● **WHAT IS BEING ASKED**: Reproduce every line of the listing as written, apart from the pictures.

# start of PROVIDED DATA

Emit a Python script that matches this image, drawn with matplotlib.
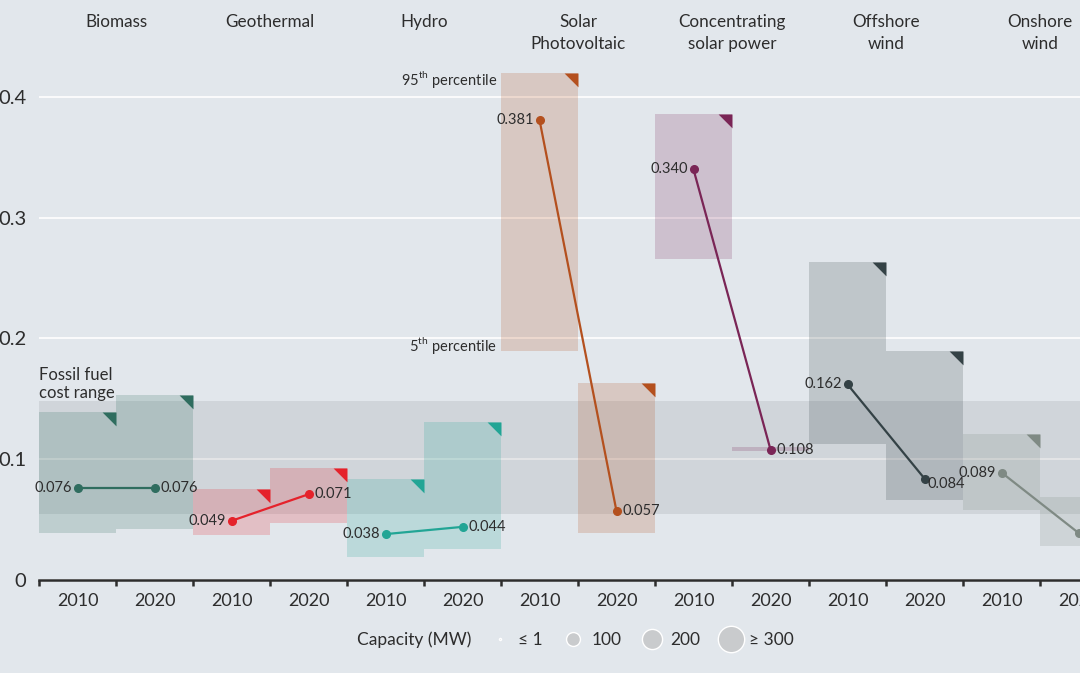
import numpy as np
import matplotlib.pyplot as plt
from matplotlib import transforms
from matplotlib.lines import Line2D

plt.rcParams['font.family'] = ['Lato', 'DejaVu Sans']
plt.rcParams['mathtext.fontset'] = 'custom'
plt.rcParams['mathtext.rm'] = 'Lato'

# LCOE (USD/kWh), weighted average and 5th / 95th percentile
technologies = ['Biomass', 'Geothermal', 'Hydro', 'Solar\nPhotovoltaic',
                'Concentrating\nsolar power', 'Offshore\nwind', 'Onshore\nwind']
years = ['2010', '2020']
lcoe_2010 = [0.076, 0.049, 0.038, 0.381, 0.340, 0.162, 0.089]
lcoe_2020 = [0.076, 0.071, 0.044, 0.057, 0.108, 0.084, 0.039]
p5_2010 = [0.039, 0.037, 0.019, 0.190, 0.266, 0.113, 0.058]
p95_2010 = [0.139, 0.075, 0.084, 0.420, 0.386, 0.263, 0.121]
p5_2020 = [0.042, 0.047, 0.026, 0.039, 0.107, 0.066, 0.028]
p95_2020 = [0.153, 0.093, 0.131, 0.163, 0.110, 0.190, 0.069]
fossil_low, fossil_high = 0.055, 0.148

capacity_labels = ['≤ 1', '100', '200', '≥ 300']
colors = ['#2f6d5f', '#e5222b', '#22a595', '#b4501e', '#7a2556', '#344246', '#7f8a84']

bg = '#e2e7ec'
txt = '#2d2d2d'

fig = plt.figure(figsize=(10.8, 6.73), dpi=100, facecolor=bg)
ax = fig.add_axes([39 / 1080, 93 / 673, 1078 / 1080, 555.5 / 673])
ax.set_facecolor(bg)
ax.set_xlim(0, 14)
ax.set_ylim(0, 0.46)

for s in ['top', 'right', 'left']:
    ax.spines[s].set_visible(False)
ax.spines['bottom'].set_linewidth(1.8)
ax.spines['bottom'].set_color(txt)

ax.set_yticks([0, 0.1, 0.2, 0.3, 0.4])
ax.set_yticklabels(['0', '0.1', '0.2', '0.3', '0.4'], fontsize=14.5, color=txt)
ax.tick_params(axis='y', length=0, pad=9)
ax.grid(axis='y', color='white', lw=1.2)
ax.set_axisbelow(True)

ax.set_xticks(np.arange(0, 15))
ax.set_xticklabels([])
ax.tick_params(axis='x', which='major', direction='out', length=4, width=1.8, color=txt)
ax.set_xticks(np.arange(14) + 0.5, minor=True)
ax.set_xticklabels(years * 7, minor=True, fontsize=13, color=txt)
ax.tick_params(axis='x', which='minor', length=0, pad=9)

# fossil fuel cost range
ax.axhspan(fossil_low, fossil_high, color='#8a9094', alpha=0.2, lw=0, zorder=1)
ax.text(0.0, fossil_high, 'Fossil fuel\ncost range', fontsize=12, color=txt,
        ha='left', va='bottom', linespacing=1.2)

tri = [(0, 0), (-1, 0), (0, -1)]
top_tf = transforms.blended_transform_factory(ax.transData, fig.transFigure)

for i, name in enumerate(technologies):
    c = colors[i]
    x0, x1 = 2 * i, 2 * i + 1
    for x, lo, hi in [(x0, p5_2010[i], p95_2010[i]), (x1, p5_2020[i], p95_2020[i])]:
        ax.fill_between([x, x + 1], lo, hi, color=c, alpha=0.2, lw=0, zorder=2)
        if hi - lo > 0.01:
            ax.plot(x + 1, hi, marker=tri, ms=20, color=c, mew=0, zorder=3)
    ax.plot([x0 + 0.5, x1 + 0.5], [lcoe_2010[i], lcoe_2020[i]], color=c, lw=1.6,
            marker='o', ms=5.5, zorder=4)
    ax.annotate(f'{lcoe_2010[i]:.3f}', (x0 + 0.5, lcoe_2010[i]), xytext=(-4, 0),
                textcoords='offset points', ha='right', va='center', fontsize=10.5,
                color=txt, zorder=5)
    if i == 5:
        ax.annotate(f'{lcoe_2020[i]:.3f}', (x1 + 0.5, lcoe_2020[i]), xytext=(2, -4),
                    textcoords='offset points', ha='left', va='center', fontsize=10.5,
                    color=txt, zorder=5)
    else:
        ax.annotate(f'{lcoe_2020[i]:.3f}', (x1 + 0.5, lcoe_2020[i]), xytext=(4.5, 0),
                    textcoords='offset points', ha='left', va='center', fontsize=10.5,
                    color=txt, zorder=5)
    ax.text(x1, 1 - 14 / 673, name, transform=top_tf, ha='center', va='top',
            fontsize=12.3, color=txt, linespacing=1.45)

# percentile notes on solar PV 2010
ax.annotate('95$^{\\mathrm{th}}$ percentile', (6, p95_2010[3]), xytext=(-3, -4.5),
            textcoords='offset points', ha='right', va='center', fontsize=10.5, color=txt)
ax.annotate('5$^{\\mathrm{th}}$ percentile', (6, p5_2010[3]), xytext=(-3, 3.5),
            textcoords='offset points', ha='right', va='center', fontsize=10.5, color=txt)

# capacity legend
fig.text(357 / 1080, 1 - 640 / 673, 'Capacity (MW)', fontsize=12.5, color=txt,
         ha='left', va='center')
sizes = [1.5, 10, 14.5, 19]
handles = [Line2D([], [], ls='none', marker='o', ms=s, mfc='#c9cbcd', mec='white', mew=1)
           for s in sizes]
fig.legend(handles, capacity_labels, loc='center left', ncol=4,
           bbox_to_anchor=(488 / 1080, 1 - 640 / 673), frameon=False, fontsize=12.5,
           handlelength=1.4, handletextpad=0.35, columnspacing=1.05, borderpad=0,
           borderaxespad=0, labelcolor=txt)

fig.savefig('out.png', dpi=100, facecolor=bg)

# end of PROVIDED DATA

● **SOLUTION TO THIS PROBLEM**:
Emit a Python script that matches this image, drawn with matplotlib.
import numpy as np
import matplotlib.pyplot as plt
from matplotlib import transforms
from matplotlib.lines import Line2D

plt.rcParams['font.family'] = ['Lato', 'DejaVu Sans']
plt.rcParams['mathtext.fontset'] = 'custom'
plt.rcParams['mathtext.rm'] = 'Lato'

# LCOE (USD/kWh), weighted average and 5th / 95th percentile
technologies = ['Biomass', 'Geothermal', 'Hydro', 'Solar\nPhotovoltaic',
                'Concentrating\nsolar power', 'Offshore\nwind', 'Onshore\nwind']
years = ['2010', '2020']
lcoe_2010 = [0.076, 0.049, 0.038, 0.381, 0.340, 0.162, 0.089]
lcoe_2020 = [0.076, 0.071, 0.044, 0.057, 0.108, 0.084, 0.039]
p5_2010 = [0.039, 0.037, 0.019, 0.190, 0.266, 0.113, 0.058]
p95_2010 = [0.139, 0.075, 0.084, 0.420, 0.386, 0.263, 0.121]
p5_2020 = [0.042, 0.047, 0.026, 0.039, 0.107, 0.066, 0.028]
p95_2020 = [0.153, 0.093, 0.131, 0.163, 0.110, 0.190, 0.069]
fossil_low, fossil_high = 0.055, 0.148

capacity_labels = ['≤ 1', '100', '200', '≥ 300']
colors = ['#2f6d5f', '#e5222b', '#22a595', '#b4501e', '#7a2556', '#344246', '#7f8a84']

bg = '#e2e7ec'
txt = '#2d2d2d'

fig = plt.figure(figsize=(10.8, 6.73), dpi=100, facecolor=bg)
ax = fig.add_axes([39 / 1080, 93 / 673, 1078 / 1080, 555.5 / 673])
ax.set_facecolor(bg)
ax.set_xlim(0, 14)
ax.set_ylim(0, 0.46)

for s in ['top', 'right', 'left']:
    ax.spines[s].set_visible(False)
ax.spines['bottom'].set_linewidth(1.8)
ax.spines['bottom'].set_color(txt)

ax.set_yticks([0, 0.1, 0.2, 0.3, 0.4])
ax.set_yticklabels(['0', '0.1', '0.2', '0.3', '0.4'], fontsize=14.5, color=txt)
ax.tick_params(axis='y', length=0, pad=9)
ax.grid(axis='y', color='white', lw=1.2)
ax.set_axisbelow(True)

ax.set_xticks(np.arange(0, 15))
ax.set_xticklabels([])
ax.tick_params(axis='x', which='major', direction='out', length=4, width=1.8, color=txt)
ax.set_xticks(np.arange(14) + 0.5, minor=True)
ax.set_xticklabels(years * 7, minor=True, fontsize=13, color=txt)
ax.tick_params(axis='x', which='minor', length=0, pad=9)

# fossil fuel cost range
ax.axhspan(fossil_low, fossil_high, color='#8a9094', alpha=0.2, lw=0, zorder=1)
ax.text(0.0, fossil_high, 'Fossil fuel\ncost range', fontsize=12, color=txt,
        ha='left', va='bottom', linespacing=1.2)

tri = [(0, 0), (-1, 0), (0, -1)]
top_tf = transforms.blended_transform_factory(ax.transData, fig.transFigure)

for i, name in enumerate(technologies):
    c = colors[i]
    x0, x1 = 2 * i, 2 * i + 1
    for x, lo, hi in [(x0, p5_2010[i], p95_2010[i]), (x1, p5_2020[i], p95_2020[i])]:
        ax.fill_between([x, x + 1], lo, hi, color=c, alpha=0.2, lw=0, zorder=2)
        if hi - lo > 0.01:
            ax.plot(x + 1, hi, marker=tri, ms=20, color=c, mew=0, zorder=3)
    ax.plot([x0 + 0.5, x1 + 0.5], [lcoe_2010[i], lcoe_2020[i]], color=c, lw=1.6,
            marker='o', ms=5.5, zorder=4)
    ax.annotate(f'{lcoe_2010[i]:.3f}', (x0 + 0.5, lcoe_2010[i]), xytext=(-4, 0),
                textcoords='offset points', ha='right', va='center', fontsize=10.5,
                color=txt, zorder=5)
    if i == 5:
        ax.annotate(f'{lcoe_2020[i]:.3f}', (x1 + 0.5, lcoe_2020[i]), xytext=(2, -4),
                    textcoords='offset points', ha='left', va='center', fontsize=10.5,
                    color=txt, zorder=5)
    else:
        ax.annotate(f'{lcoe_2020[i]:.3f}', (x1 + 0.5, lcoe_2020[i]), xytext=(4.5, 0),
                    textcoords='offset points', ha='left', va='center', fontsize=10.5,
                    color=txt, zorder=5)
    ax.text(x1, 1 - 14 / 673, name, transform=top_tf, ha='center', va='top',
            fontsize=12.3, color=txt, linespacing=1.45)

# percentile notes on solar PV 2010
ax.annotate('95$^{\\mathrm{th}}$ percentile', (6, p95_2010[3]), xytext=(-3, -4.5),
            textcoords='offset points', ha='right', va='center', fontsize=10.5, color=txt)
ax.annotate('5$^{\\mathrm{th}}$ percentile', (6, p5_2010[3]), xytext=(-3, 3.5),
            textcoords='offset points', ha='right', va='center', fontsize=10.5, color=txt)

# capacity legend
fig.text(357 / 1080, 1 - 640 / 673, 'Capacity (MW)', fontsize=12.5, color=txt,
         ha='left', va='center')
sizes = [1.5, 10, 14.5, 19]
handles = [Line2D([], [], ls='none', marker='o', ms=s, mfc='#c9cbcd', mec='white', mew=1)
           for s in sizes]
fig.legend(handles, capacity_labels, loc='center left', ncol=4,
           bbox_to_anchor=(488 / 1080, 1 - 640 / 673), frameon=False, fontsize=12.5,
           handlelength=1.4, handletextpad=0.35, columnspacing=1.05, borderpad=0,
           borderaxespad=0, labelcolor=txt)

fig.savefig('out.png', dpi=100, facecolor=bg)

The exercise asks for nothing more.